* [Your goal]
Make an exact copy, from the records below, of the lines from the line containing "Emit a Python" to the line containing "plt.rcParams['font.family'] = ['Liberation", both lines included, excluding pictures.

Rows from a dataset of charts and code:
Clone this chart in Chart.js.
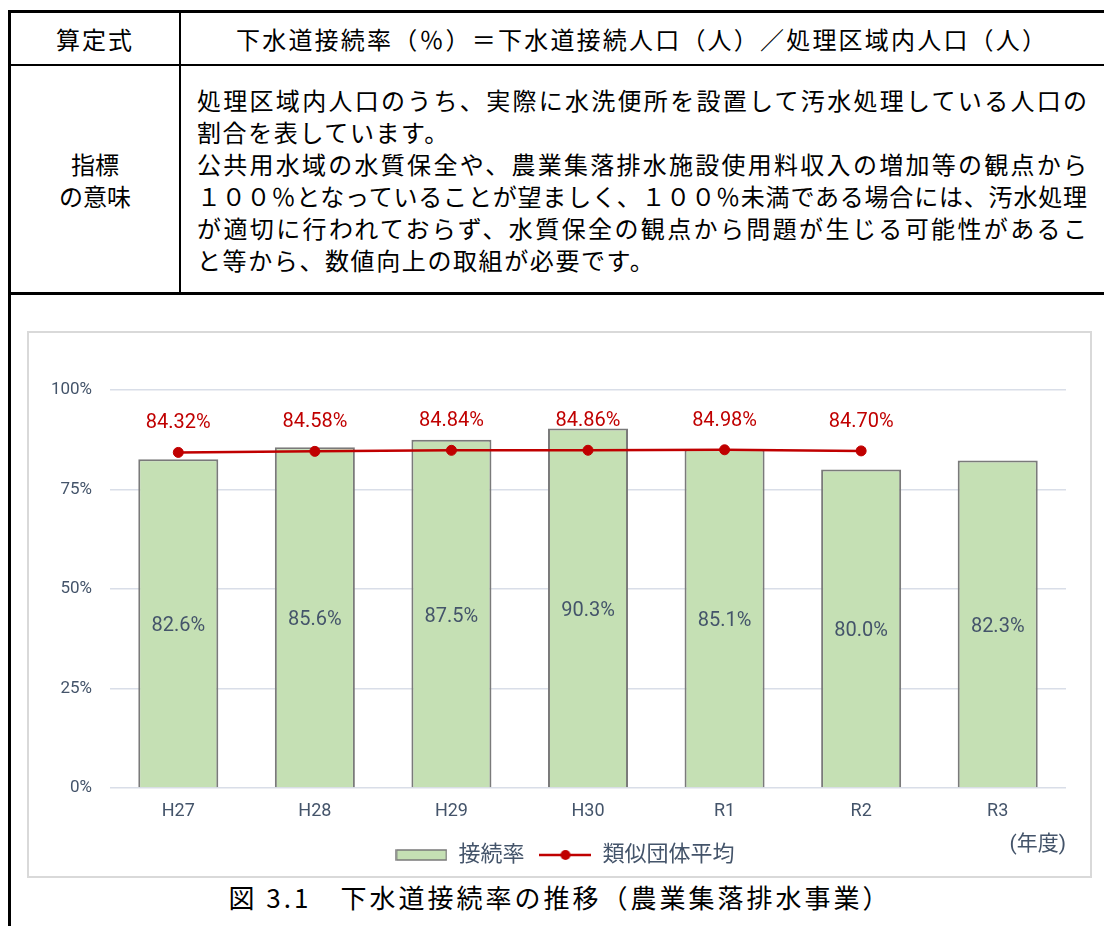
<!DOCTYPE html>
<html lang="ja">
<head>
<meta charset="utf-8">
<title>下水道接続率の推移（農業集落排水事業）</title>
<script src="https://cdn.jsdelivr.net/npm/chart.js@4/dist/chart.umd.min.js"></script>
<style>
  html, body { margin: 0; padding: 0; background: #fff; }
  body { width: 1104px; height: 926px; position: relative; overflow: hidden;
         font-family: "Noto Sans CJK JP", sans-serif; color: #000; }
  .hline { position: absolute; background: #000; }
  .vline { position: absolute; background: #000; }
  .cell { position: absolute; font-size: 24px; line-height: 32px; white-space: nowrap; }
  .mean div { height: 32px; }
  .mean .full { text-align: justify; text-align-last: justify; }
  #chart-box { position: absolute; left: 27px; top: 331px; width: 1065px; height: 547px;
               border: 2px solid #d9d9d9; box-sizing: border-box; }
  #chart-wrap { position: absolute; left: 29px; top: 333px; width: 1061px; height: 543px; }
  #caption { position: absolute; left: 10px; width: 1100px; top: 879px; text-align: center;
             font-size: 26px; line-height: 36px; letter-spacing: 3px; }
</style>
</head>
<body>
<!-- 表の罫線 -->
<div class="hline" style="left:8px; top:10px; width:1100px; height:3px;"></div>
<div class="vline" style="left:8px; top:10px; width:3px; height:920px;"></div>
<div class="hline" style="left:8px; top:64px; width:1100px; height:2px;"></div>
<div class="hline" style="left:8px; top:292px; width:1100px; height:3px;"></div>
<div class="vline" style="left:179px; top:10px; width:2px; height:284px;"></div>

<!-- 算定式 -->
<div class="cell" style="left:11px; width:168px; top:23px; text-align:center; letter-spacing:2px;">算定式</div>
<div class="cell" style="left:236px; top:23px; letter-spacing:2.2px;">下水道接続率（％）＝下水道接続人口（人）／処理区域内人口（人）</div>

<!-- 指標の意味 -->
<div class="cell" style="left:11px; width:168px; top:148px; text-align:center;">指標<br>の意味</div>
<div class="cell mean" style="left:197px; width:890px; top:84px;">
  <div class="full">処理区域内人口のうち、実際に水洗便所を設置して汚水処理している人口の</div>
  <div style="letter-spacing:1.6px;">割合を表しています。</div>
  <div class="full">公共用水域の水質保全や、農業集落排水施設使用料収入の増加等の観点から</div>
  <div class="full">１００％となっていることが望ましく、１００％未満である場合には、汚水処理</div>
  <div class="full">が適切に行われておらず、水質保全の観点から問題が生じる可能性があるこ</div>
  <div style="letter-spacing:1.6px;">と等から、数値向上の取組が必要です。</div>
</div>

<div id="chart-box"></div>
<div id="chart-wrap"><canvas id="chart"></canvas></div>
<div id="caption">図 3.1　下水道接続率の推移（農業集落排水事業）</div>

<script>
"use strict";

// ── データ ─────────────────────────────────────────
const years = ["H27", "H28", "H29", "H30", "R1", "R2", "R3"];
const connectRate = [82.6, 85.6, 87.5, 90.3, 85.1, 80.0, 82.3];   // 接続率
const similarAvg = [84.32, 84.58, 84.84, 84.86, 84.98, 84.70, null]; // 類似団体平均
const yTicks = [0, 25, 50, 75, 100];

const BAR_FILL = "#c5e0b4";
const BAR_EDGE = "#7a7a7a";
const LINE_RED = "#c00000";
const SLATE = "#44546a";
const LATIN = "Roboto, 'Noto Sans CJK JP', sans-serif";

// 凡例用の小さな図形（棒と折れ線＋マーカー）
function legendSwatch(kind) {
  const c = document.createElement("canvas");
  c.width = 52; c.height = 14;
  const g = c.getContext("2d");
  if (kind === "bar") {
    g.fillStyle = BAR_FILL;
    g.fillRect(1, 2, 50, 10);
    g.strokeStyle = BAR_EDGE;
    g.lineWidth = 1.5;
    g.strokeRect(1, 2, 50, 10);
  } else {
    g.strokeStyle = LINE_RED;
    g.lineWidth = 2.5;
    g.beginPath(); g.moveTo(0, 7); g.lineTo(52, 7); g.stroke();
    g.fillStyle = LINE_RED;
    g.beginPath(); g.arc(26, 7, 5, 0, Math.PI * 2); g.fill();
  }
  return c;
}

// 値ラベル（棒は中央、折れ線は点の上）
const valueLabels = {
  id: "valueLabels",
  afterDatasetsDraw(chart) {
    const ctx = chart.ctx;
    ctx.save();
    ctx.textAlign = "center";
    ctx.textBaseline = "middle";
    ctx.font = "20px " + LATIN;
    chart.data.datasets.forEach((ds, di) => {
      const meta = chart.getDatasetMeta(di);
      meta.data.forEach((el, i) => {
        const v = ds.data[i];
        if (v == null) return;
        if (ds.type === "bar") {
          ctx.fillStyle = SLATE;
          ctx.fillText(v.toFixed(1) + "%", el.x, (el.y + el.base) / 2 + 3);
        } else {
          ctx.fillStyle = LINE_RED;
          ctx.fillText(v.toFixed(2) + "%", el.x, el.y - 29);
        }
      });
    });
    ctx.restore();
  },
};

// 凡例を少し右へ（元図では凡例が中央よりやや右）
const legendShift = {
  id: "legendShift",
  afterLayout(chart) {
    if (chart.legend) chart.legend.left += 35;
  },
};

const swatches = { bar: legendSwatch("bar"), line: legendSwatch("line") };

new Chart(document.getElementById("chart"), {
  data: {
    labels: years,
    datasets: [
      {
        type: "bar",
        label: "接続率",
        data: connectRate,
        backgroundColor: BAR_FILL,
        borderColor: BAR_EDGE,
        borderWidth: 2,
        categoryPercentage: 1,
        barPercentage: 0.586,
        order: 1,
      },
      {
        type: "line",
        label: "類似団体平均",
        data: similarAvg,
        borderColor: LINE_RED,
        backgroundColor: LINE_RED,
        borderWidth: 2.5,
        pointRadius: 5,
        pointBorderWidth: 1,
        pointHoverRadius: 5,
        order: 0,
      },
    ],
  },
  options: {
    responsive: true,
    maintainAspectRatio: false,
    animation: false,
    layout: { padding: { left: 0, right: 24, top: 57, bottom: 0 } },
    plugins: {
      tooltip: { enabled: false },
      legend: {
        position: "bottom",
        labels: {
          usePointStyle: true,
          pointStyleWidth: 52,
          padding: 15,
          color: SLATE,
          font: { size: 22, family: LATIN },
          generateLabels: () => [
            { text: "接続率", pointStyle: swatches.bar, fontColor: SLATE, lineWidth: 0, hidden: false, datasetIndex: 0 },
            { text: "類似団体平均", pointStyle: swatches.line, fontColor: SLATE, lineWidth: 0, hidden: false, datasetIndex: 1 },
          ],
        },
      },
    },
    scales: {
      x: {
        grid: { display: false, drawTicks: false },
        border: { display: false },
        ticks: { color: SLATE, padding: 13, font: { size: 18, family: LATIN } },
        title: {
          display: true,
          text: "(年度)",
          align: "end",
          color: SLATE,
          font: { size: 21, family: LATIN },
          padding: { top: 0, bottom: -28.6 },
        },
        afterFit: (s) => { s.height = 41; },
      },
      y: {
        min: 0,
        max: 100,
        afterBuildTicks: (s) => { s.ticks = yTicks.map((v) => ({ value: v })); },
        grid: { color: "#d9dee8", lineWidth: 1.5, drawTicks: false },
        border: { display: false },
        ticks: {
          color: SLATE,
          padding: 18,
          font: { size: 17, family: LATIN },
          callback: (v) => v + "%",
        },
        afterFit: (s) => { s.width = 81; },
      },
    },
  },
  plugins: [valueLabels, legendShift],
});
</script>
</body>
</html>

* * *

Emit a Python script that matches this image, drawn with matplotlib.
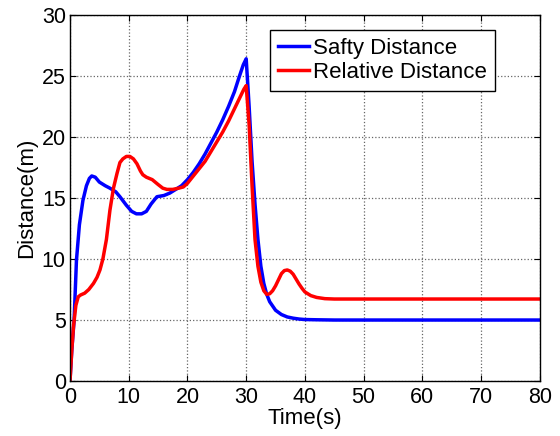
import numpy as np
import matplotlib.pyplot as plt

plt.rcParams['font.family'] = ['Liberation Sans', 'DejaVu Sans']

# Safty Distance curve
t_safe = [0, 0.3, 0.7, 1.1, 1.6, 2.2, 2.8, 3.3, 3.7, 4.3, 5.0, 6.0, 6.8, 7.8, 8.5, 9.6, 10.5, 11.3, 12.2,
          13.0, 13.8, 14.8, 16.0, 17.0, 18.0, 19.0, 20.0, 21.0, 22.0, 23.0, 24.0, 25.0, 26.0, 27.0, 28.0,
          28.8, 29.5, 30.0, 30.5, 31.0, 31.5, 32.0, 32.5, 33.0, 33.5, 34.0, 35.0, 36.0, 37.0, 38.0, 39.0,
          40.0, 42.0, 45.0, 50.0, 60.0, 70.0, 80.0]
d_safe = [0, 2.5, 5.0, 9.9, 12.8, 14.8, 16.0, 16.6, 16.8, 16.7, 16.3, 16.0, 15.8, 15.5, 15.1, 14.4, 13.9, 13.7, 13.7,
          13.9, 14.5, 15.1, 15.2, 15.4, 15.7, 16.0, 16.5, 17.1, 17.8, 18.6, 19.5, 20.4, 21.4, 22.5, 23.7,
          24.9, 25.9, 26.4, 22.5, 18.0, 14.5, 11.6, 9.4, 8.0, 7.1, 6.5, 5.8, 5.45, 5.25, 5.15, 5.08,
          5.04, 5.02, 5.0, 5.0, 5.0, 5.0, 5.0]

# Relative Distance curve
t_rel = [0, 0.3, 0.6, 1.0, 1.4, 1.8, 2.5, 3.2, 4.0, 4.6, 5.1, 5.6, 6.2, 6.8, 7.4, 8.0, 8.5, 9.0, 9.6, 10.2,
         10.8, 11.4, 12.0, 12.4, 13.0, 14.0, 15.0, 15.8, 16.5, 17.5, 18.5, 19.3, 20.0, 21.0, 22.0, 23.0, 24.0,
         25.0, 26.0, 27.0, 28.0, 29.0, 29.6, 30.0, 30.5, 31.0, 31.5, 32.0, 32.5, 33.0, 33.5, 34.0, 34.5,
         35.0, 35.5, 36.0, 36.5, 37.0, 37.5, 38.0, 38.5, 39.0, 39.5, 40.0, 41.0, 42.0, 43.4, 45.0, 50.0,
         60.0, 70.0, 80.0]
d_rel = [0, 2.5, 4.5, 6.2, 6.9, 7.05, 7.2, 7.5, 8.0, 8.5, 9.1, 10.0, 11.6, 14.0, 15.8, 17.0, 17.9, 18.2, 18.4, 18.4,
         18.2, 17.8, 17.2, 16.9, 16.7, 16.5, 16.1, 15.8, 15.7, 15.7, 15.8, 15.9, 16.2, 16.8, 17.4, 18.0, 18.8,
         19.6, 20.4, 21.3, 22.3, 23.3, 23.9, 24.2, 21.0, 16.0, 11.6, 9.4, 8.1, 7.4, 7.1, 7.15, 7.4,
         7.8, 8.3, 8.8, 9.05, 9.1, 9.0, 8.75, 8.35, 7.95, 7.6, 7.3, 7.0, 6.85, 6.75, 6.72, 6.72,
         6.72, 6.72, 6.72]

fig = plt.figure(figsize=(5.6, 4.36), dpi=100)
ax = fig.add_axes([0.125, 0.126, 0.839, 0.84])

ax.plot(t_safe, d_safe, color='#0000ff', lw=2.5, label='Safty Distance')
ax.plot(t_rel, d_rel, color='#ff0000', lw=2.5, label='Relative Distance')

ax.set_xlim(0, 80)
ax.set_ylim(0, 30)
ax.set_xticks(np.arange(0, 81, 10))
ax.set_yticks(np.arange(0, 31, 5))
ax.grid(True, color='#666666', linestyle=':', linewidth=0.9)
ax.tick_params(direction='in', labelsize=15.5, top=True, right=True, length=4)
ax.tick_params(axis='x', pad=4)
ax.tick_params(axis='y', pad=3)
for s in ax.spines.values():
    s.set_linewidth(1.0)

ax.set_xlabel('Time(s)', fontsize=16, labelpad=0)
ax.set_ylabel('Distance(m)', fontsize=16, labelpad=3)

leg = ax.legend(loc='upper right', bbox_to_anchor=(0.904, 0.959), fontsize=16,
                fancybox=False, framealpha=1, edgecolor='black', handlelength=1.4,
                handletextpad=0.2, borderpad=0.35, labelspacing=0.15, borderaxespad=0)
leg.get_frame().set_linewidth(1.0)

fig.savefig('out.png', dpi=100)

==

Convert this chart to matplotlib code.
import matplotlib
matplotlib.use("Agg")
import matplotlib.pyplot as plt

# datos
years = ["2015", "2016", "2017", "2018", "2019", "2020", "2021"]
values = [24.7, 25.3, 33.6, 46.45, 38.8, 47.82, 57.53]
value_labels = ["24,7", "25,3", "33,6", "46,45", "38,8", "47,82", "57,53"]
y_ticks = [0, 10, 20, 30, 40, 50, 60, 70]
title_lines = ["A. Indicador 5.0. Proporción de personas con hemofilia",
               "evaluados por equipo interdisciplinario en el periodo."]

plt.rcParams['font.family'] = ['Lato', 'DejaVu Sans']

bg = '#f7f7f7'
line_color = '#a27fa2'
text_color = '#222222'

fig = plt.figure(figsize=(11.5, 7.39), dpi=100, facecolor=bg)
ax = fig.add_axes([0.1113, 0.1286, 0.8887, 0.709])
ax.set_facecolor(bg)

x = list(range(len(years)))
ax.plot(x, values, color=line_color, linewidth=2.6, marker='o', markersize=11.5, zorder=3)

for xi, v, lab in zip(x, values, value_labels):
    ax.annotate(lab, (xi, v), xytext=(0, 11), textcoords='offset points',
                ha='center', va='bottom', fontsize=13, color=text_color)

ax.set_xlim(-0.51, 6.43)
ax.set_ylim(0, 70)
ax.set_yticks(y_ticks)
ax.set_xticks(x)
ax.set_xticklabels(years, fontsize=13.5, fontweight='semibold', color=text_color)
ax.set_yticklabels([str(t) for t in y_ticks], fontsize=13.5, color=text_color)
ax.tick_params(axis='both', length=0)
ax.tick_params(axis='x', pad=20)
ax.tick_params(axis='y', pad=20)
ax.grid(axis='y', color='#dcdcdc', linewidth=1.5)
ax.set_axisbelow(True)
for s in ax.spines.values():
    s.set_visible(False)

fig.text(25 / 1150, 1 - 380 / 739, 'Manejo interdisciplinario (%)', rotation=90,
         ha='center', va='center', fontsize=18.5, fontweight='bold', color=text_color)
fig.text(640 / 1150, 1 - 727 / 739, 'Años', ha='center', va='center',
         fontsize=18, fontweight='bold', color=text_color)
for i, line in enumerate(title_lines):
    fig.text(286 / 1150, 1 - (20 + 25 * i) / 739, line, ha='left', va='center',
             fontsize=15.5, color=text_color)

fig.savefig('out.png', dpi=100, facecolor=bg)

* [Solution to this exercise]
Emit a Python script that matches this image, drawn with matplotlib.
import numpy as np
import matplotlib.pyplot as plt

plt.rcParams['font.family'] = ['Liberation Sans', 'DejaVu Sans']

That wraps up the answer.